MAP: EPA Named E. Chicago A Superfund Site, What Does That Mean?
The Environmental Protection Agency’s Superfund program was started in 1980, and since its inception, it has added 49 sites in Indiana to its National Priority List.
A Superfund is a site designation by the EPA to receive state and federal money to clean up hazardous waste that poses a threat to public health.
To determine if the threat level is high enough to warrant state and federal assistance, the EPA uses a Hazard Ranking System scored from 0-100. Sites ranking 28.5 and above are eligible for state and federal cleanup assistance.
Once something is eligible, the EPA inspects it to determine if it will become a Superfund site.
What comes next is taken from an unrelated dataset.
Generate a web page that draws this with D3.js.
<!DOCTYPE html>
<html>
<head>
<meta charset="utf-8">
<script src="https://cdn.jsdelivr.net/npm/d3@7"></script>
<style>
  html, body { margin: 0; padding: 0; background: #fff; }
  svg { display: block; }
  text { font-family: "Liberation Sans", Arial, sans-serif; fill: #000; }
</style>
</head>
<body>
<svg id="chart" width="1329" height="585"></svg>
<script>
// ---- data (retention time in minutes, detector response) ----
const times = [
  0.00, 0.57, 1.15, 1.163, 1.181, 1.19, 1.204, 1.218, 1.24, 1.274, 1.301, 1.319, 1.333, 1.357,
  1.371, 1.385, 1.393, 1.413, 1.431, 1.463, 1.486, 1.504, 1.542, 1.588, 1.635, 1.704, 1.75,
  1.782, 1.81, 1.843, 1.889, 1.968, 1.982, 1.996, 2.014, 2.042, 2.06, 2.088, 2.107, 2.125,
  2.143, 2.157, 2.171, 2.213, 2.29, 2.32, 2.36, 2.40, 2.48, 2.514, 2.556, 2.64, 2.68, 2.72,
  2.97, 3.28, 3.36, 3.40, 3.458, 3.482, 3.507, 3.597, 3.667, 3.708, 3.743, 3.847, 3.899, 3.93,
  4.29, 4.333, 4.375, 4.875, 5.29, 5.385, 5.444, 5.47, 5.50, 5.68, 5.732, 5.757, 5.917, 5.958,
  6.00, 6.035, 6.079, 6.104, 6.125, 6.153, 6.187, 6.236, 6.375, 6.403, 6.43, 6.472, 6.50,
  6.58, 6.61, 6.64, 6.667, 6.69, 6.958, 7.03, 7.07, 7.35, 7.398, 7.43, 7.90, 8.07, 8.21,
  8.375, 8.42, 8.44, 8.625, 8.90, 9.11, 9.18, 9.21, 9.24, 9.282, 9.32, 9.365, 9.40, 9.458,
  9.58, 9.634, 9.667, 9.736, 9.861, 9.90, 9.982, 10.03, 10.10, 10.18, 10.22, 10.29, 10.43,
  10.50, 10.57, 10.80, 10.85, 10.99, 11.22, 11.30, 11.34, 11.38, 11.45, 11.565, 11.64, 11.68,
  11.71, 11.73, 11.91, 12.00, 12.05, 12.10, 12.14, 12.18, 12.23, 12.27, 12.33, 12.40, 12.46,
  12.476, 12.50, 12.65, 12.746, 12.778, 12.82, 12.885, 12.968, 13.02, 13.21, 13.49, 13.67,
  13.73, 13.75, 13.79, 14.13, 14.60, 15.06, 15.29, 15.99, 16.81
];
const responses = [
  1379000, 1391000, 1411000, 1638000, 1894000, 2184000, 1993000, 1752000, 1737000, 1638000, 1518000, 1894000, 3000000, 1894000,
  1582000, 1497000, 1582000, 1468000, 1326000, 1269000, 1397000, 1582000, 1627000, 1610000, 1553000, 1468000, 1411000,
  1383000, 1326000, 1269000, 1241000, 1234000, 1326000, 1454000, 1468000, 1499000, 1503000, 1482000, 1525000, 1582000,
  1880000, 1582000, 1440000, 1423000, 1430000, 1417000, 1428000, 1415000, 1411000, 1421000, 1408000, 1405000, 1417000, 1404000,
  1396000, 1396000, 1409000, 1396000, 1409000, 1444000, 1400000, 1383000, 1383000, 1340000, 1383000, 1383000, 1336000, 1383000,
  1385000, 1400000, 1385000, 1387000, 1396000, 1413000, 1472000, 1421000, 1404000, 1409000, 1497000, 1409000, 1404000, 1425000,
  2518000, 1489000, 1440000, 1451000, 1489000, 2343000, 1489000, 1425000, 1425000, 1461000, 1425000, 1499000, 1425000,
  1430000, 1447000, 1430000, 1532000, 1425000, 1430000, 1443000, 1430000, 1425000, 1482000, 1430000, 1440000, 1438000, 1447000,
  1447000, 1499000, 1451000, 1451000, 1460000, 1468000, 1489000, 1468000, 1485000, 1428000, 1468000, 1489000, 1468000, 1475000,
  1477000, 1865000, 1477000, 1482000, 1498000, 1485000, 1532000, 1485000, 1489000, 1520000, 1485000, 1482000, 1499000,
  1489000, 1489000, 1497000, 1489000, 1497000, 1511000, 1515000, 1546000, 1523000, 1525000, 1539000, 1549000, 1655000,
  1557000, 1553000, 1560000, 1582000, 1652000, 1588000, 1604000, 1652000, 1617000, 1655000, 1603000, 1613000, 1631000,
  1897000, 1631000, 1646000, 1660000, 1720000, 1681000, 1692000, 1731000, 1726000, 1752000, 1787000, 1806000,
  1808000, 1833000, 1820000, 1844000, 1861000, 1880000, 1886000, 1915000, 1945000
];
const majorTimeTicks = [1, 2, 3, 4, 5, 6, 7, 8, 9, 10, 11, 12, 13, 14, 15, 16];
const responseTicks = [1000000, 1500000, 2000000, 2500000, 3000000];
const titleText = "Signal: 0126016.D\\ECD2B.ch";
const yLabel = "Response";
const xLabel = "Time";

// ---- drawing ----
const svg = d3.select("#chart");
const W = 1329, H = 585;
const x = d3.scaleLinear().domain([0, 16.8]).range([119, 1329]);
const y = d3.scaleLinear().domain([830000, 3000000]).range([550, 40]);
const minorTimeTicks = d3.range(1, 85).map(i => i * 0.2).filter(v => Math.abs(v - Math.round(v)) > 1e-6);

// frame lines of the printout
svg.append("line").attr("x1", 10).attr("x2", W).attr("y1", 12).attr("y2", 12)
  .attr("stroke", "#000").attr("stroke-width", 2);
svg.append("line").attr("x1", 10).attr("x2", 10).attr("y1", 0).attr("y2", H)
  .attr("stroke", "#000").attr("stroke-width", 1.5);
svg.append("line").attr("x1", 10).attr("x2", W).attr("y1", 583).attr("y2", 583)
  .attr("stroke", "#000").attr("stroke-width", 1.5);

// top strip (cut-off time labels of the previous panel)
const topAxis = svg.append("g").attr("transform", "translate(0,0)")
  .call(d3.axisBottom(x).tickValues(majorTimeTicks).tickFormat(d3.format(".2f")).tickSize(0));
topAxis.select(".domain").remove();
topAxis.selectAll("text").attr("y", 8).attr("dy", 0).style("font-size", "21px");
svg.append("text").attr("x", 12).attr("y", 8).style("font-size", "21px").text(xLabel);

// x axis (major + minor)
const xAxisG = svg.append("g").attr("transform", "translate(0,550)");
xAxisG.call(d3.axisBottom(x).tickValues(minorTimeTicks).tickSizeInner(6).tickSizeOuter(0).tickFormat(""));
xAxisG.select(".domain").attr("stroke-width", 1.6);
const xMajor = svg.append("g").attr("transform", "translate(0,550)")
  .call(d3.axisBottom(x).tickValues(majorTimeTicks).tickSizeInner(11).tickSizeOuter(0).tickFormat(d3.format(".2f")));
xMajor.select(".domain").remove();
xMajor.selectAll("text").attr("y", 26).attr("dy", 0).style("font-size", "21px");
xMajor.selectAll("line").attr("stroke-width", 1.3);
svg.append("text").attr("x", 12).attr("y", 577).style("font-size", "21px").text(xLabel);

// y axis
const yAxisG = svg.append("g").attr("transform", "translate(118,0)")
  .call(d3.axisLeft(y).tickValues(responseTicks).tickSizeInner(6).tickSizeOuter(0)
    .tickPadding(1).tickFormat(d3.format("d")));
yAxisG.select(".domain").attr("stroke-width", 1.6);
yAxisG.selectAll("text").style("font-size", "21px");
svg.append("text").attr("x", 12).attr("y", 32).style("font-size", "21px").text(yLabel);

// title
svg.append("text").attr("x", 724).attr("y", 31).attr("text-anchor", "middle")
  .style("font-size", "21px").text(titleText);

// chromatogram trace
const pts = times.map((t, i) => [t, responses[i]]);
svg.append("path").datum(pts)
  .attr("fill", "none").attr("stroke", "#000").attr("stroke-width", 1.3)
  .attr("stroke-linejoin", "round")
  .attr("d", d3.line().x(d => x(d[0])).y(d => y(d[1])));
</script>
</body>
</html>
If the clean up is fairly simple, or it is not an immediate threat to human health, or a different program is better suited for the task — it might not become a Superfund.
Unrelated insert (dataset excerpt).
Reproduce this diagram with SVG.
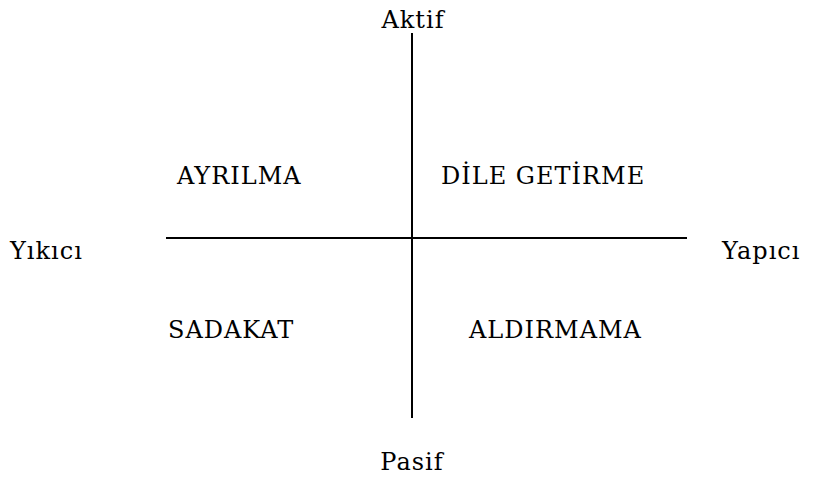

If the opposite is true — the cleanup is complicated, it poses an immediate threat, or few funds are available for cleanup — it is designated a Superfund and placed on the National Priorities List, NPL.
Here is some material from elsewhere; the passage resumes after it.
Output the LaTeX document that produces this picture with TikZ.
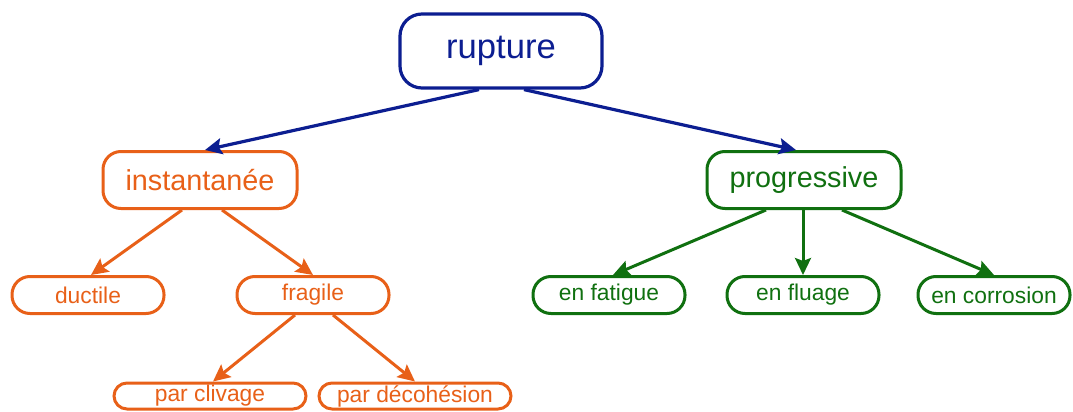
\documentclass[tikz,border=0pt]{standalone}
\usepackage{fontspec}
\setmainfont{Liberation Sans}
\usetikzlibrary{arrows.meta,positioning}
\definecolor{nbr}{RGB}{12,30,145}
\definecolor{nor}{RGB}{232,96,24}
\definecolor{ngr}{RGB}{16,112,16}
\tikzset{
  bn/.style={rectangle,rounded corners=11pt,draw=nbr,text=nbr,line width=1.6pt,
    minimum width=#1,minimum height=37pt,inner sep=0pt,font=\fontsize{17.3}{20}\selectfont},
  bn/.default=101pt,
  on/.style={rectangle,draw=nor,text=nor,line width=1.5pt,inner sep=0pt,minimum width=#1},
  on/.default=76pt,
  gn/.style={rectangle,draw=ngr,text=ngr,line width=1.5pt,inner sep=0pt,minimum width=#1},
  gn/.default=76pt,
  lvone/.style={minimum height=28.5pt,rounded corners=9pt,font=\fontsize{14.4}{16}\selectfont},
  lvtwo/.style={minimum height=18.5pt,rounded corners=9pt,font=\fontsize{11.4}{13}\selectfont},
  lvthree/.style={minimum height=13pt,rounded corners=6.5pt,font=\fontsize{11.4}{13}\selectfont},
  arr/.style={-{Stealth[length=8.5pt,width=8pt,inset=1.5pt]},line width=1.5pt},
}
\begin{document}
\begin{tikzpicture}[x=0.5pt,y=-0.5pt]
  \useasboundingbox (0,0) rectangle (1073,412);
  \node[bn] (rupture) at (501,51) {rupture};
  \node[on=97pt,lvone] (instant) at (200,180) {instantanée};
  \node[gn=97pt,lvone] (progr) at (804,180) {progressive};
  \node[on,lvtwo] (ductile) at (88,295) {ductile};
  \node[on,lvtwo] (fragile) at (313,295) {fragile};
  \node[gn,lvtwo] (fatigue) at (609,295) {en fatigue};
  \node[gn,lvtwo] (fluage) at (803,295) {en fluage};
  \node[gn,lvtwo] (corrosion) at (994,295) {en corrosion};
  \node[on=96pt,lvthree] (clivage) at (210,396) {par clivage};
  \node[on=96pt,lvthree] (decohes) at (415,396) {par décohésion};
  \draw[arr,nbr,line width=1.6pt] ([xshift=-11pt]rupture.south) -- ([xshift=2.5pt]instant.north);
  \draw[arr,nbr,line width=1.6pt] ([xshift=11.5pt]rupture.south) -- ([xshift=-4pt]progr.north);
  \draw[arr,nor] ([xshift=-9pt]instant.south) -- ([xshift=1.5pt]ductile.north);
  \draw[arr,nor] ([xshift=11pt]instant.south) -- (fragile.north);
  \draw[arr,nor] ([xshift=-9pt]fragile.south) -- ([xshift=1.5pt]clivage.north);
  \draw[arr,nor] ([xshift=10pt]fragile.south) -- (decohes.north);
  \draw[arr,ngr] ([xshift=-19pt]progr.south) -- ([xshift=2pt]fatigue.north);
  \draw[arr,ngr] ([xshift=-0.5pt]progr.south) -- (fluage.north);
  \draw[arr,ngr] ([xshift=19pt]progr.south) -- (corrosion.north);
\end{tikzpicture}
\end{document}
For example, in 2008 EPA documents scored East Chicago’s Calumet neighborhood a 58.1.
State environmental quality and health agencies are primarily responsible for providing testing and data, and the site was referred to the NPL.
Click the icon on the top left to see the full list of Superfund sites in Indiana.
The designation came after a failed attempt to clean the site through other funding. The area was tested in 1992, but it was not put on the NPL. It was added to an alternative program called the Resource Conservation and Recovery Act (RCRA).
RCRA allowed supervision of clean-up efforts from the company found responsible for the pollution, USS Lead. And the cleanup was confined to the original property of USS Lead, not the East Chicago neighborhood next door, to its north.
According to EPA documents from 2004, it was decided that the original site and the residential neighborhoods to the north should be added to the NPL.
The Superfund program was created by the Comprehensive Environmental Response, Compensation, and Liability Act (CERCLA), which was signed into law in 1980 to tackle the cost for clean-up efforts. To do this, the law established a tax on chemical and petroleum industries for five years, which created a $1.6 billion trust fund.
Superfund cleanup efforts are also funded by any businesses that are found to be responsible for the contamination.
In East Chicago, the original property of USS Lead was cleaned up by the RCRA.
Soil on residential properties wasn’t tested until 2003. At that point, USS Lead funds for soil remediation had run out. The West Calumet Housing Complex and those residential neighborhoods became the responsibility of Atlantic Richfield and DuPont, according to a 2014 consent decree, due to their historic activity in the area.
After cleanup efforts have been completed, the EPA deletes the site from the NPL.
In Indiana, 10 of the state’s 49 sites have been successfully removed from the list.